Faszinierender Blick in die menschliche Geschichte: Der britische Zoologe Desmon Morris schreibt über die Unterschiede der Geschlechter - und ihre Folgen.

Die nackte Eva" hat Desmond Morris sein neues Buch genannt. Berühmt geworden ist der scharfsichtige Engländer vor allem mit seinem Bestseller "Der nackte Affe" (1968), in dem er die Entwicklung vom Primaten zum Wesen mit dem aufrechten Gang schildert. Diese Beschreibung setzt der 76jährige jetzt fort. Obwohl sein Buch der Schönheit der Frau gewidmet ist, geht es um eine Bewertung der Geschlechter. Die Frau besitzt für Morris den "bemerkenswertesten Organismus auf unserem Planeten". Der Mann ist dagegen erbarmungswürdig ausgestattet, hat aber die Fähigkeit, durch Mut, Lust am Abenteuer und Risikobereitschaft die Welt weiterzubringen.

Der Zoologe und Verhaltensforscher genießt hohe internationale Anerkennung und kann Forschungsergebnisse verständlich vermitteln. In seinem Alterswerk bietet Morris noch einmal Haupterkenntnisse kompakt dar. Davon profitiert der Leser, der den Hintersinn der Evolution anschaulich erläutert bekommt. Für sämtliche Verhaltensweisen der beiden Geschlechter gibt es logische, aus der Evolution abgeleitete Erkenntnisse.

In den menschlichen Urhorden hatten Frauen von Anfang an das Sagen, auch wenn sie das schwächere Geschlecht waren.
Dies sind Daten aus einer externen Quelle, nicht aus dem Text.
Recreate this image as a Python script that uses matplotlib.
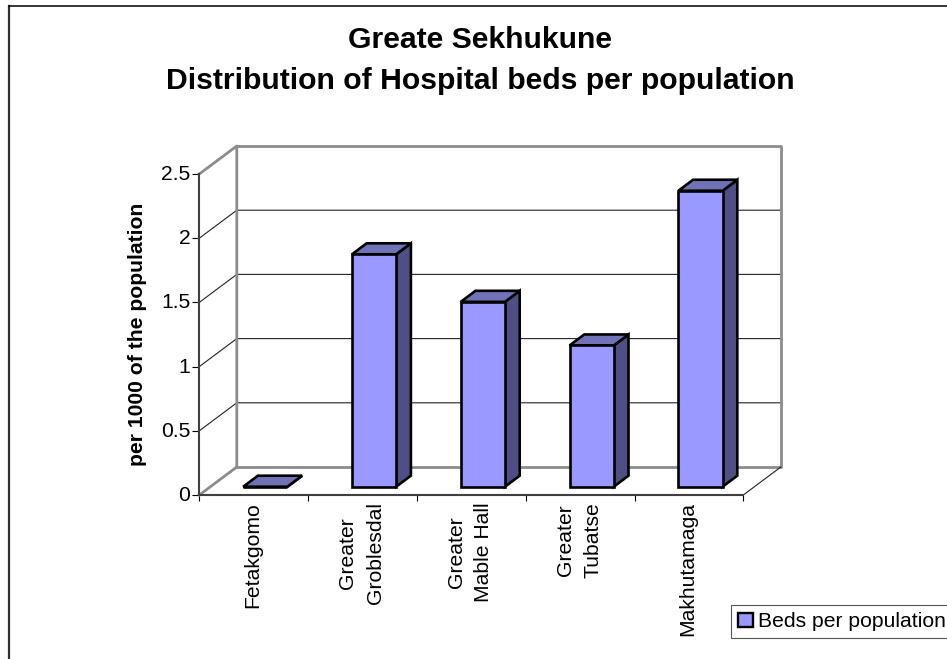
import matplotlib
matplotlib.use("Agg")
import matplotlib.pyplot as plt
from matplotlib.patches import Patch, Polygon
from matplotlib.lines import Line2D
from matplotlib.transforms import Affine2D

plt.rcParams['font.family'] = ['Liberation Sans', 'DejaVu Sans']

categories = ['Fetakgomo', 'Greater\nGroblesdal', 'Greater\nMable Hall', 'Greater\nTubatse', 'Makhutamaga']
beds = [0.0, 1.81, 1.44, 1.10, 2.305]
yticks = [0, 0.5, 1, 1.5, 2, 2.5]
yticklabels = ['0', '0.5', '1', '1.5', '2', '2.5']
title = 'Greate Sekhukune\nDistribution of Hospital beds per population'
ylabel = 'per 1000 of the population'
series = 'Beds per population'

W, H = 947, 659
FS = 15.2
fig = plt.figure(figsize=(W / 100, H / 100), dpi=100, facecolor='white')
L, R, T, B = 199.3, 743.3, 174.0, 495.0
ax = fig.add_axes([L / W, 1 - B / H, (R - L) / W, (B - T) / H])
ax.set_xlim(0, len(categories))
ax.set_ylim(0, 2.5)
ax.patch.set_alpha(0)
sx, sy = (R - L) / len(categories), (B - T) / 2.5

# depth of the 3-D box and of the bars, in data units
wx, wy = 37.5 / sx, 28.0 / sy
ox, oy = 11.6 / sx, 8.3 / sy
dx, dy = 14.7 / sx, 11.0 / sy
bw = 44.2 / sx
n = len(categories)
GREY, DARK = '#8c8c8c', '#404040'


def line(xs, ys, c, lw, z=1):
    ax.add_line(Line2D(xs, ys, color=c, lw=lw, clip_on=False, zorder=z, solid_capstyle='projecting'))


# gridlines on the back and side walls
for t in yticks[1:-1]:
    line([0, wx, n + wx], [t, t + wy, t + wy], '#222222', 0.8)
# walls and floor
line([0, wx, wx], [2.5, 2.5 + wy, wy], GREY, 2.0, 2)
line([wx, n + wx, n + wx, wx], [2.5 + wy, 2.5 + wy, wy, wy], GREY, 2.0, 2)
line([0, wx], [0, wy], GREY, 2.0, 2)
line([n, n + wx], [0, wy], '#222222', 0.8, 2)

# bars with depth
for i, v in enumerate(beds):
    x0 = i + 0.5 - bw / 2 + ox
    x1 = x0 + bw
    y0, y1 = oy, v + oy
    kw = dict(ec='black', lw=1.9, joinstyle='miter', clip_on=False, zorder=5)
    ax.add_patch(Polygon([(x1, y0), (x1 + dx, y0 + dy), (x1 + dx, y1 + dy), (x1, y1)], fc='#4F4F85', **kw))
    ax.add_patch(Polygon([(x0, y1), (x0 + dx, y1 + dy), (x1 + dx, y1 + dy), (x1, y1)], fc='#7272B8', **kw))
    ax.bar(i + 0.5 + ox, v, bw, bottom=oy, color='#9999FF', ec='black', lw=1.9, clip_on=False, zorder=6)

# axes
for s in ('top', 'right'):
    ax.spines[s].set_visible(False)
for s in ('left', 'bottom'):
    ax.spines[s].set_color(DARK)
    ax.spines[s].set_linewidth(1.5)
    ax.spines[s].set_zorder(7)
ax.set_yticks(yticks, yticklabels, fontsize=FS)
ax.tick_params(axis='y', length=5, width=0.8, color='black', pad=1.5)
for lab in ax.get_yticklabels():
    lab.set_transform(lab.get_transform() + Affine2D().translate(0, 1.5))
ax.set_xticks(range(n + 1), [''] * (n + 1))
ax.tick_params(axis='x', length=4.5, width=0.8, color='black')
for i, c in enumerate(categories):
    ax.text(i + 0.5, 0, c, rotation=90, ha='center', va='top', multialignment='center',
            fontsize=FS, linespacing=1.55, clip_on=False,
            transform=ax.get_xaxis_transform() + Affine2D().translate(-1, -7))
fig.text(137 / W, 1 - 334 / H, ylabel, rotation=90, ha='center', va='center', fontsize=FS, fontweight='bold')
fig.text(480 / W, 1 - 60.5 / H, title, ha='center', va='center', fontsize=21.7, fontweight='bold', linespacing=1.6)

# outer chart frame (right and bottom edges lie outside the picture)
fig.add_artist(Line2D([8.5 / W, 8.5 / W], [0, 1 - 6 / H], color='#303030', lw=1.6))
fig.add_artist(Line2D([8.5 / W, 1], [1 - 6 / H, 1 - 6 / H], color='black', lw=1.1))

leg = fig.legend(handles=[Patch(fc='#9999FF', ec='black', lw=1.7, label=series)], loc='lower left',
                 bbox_to_anchor=(731 / W, 1 - 638 / H), bbox_transform=fig.transFigure, fontsize=FS,
                 fancybox=False, framealpha=1, edgecolor='#555555', borderaxespad=0, borderpad=0.33,
                 handlelength=0.7, handleheight=0.65, handletextpad=0.25)
leg.get_frame().set_linewidth(0.8)

fig.savefig('out.png', dpi=100)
Doch sie bekamen die Kinder, kommunizierten mit anderen, wuchsen in soziale Verantwortung hinein, die auch noch das Schmiermittel einer Gesellschaft in der Marktwirtschaft ist. Der Homo sapiens hätte nicht überlebt, wäre er nicht auch weiblich gewesen. Denn sein männliches Pendant stand von Anfang an unter dem Bann der Neotenie, der Entwicklungsverzögerung.

Der frühgeschichtliche Mann wurde im wesentlichen nur zum Beschaffen von Nahrung und als Erzeuger gebraucht. Für höhere Aufgaben im Stammesverband, vor allem für die Aufzucht von Kindern, war er ungeeignet. Denn seine Mitteilungsfähigkeit war eingeschränkt, er hörte schlecht, litt unter einem miserablen Geruchs- und Tastsinn, war weniger auf die Erhaltung seiner Gesundheit bedacht und zog sich schnell tödliche Verletzungen zu. Dennoch ließ sein infantiler Entwicklungszustand ihn über das übrige Tierreich hinauswachsen. Der angeborene Spieltrieb des Mannes führte zur Erkundung der Erde und ihrer Gestaltung. So hat der Mann seinen Anteil zur Kultivierung geleistet.

Aber ohne die Frau wäre es nie dazu gekommen. Sie verstand es, das Grobschlächtige des Mannes zu veredeln, durch Lob, Ermutigung, aber auch strikte Kontrolle seine Findigkeit und Abenteuerlust in richtige Bahnen zu lenken und sich dabei anzupassen. "Männer verhielten sich mehr und mehr in kindlicher Weise", stellt Morris klar, "wobei sie weniger körperliche Veränderungen durchliefen. Frauen entwickelten mehr und mehr kindliche Körpermerkmale, dabei aber weniger kindliche Eigenschaften im Geistigen."

Fazit: Die Frau wandelte sich zum klugen Riesenbaby. Ihr doppelt hoher Fettanteil verleiht ihr bis ins Alter ein weicheres, anziehenderes Aussehen. Dazu tragen auch ihre feineren Knochen bei, die ihr kein grobes Aussehen verleihen. Und alles, was rund ist an der Frau - von Brüsten bis zum Po, von Waden bis zu Oberarmen - ist entwicklungsgeschichtlich dazu da, das männliche Begehren zu mobilisieren.

In 22 Kapiteln und mit seiner ganzen Detailkenntnis führt Morris den Körper der "nackten Eva" vor. Alles wird durchgenommen: Haare, Lippen und Bauch, Wangen und Genitalien, Augenbrauen und Schamhaar. Mit einem ungeheuren Wissensschatz an Erklärungen, aber auch mit trockenem englischen Humor zeigt Morris, worin sich die Frau von der Strategie ihrer Verführung bis zum Erleben des Orgasmus vom männlichen menschlichen Tier unterscheidet. Das ist lesenswert. Und am Ende steht fest: Das runde Riesenbaby ist die Siegerin der Evolution.

Desmond Morris: Die nackte Eva. Der weibliche Körper im Wandel der Kulturen. Aus dem Englischen übersetzt von Jochen Winter. Heyne Verlag München, 288 Seiten mit Fotos; 22 Euro.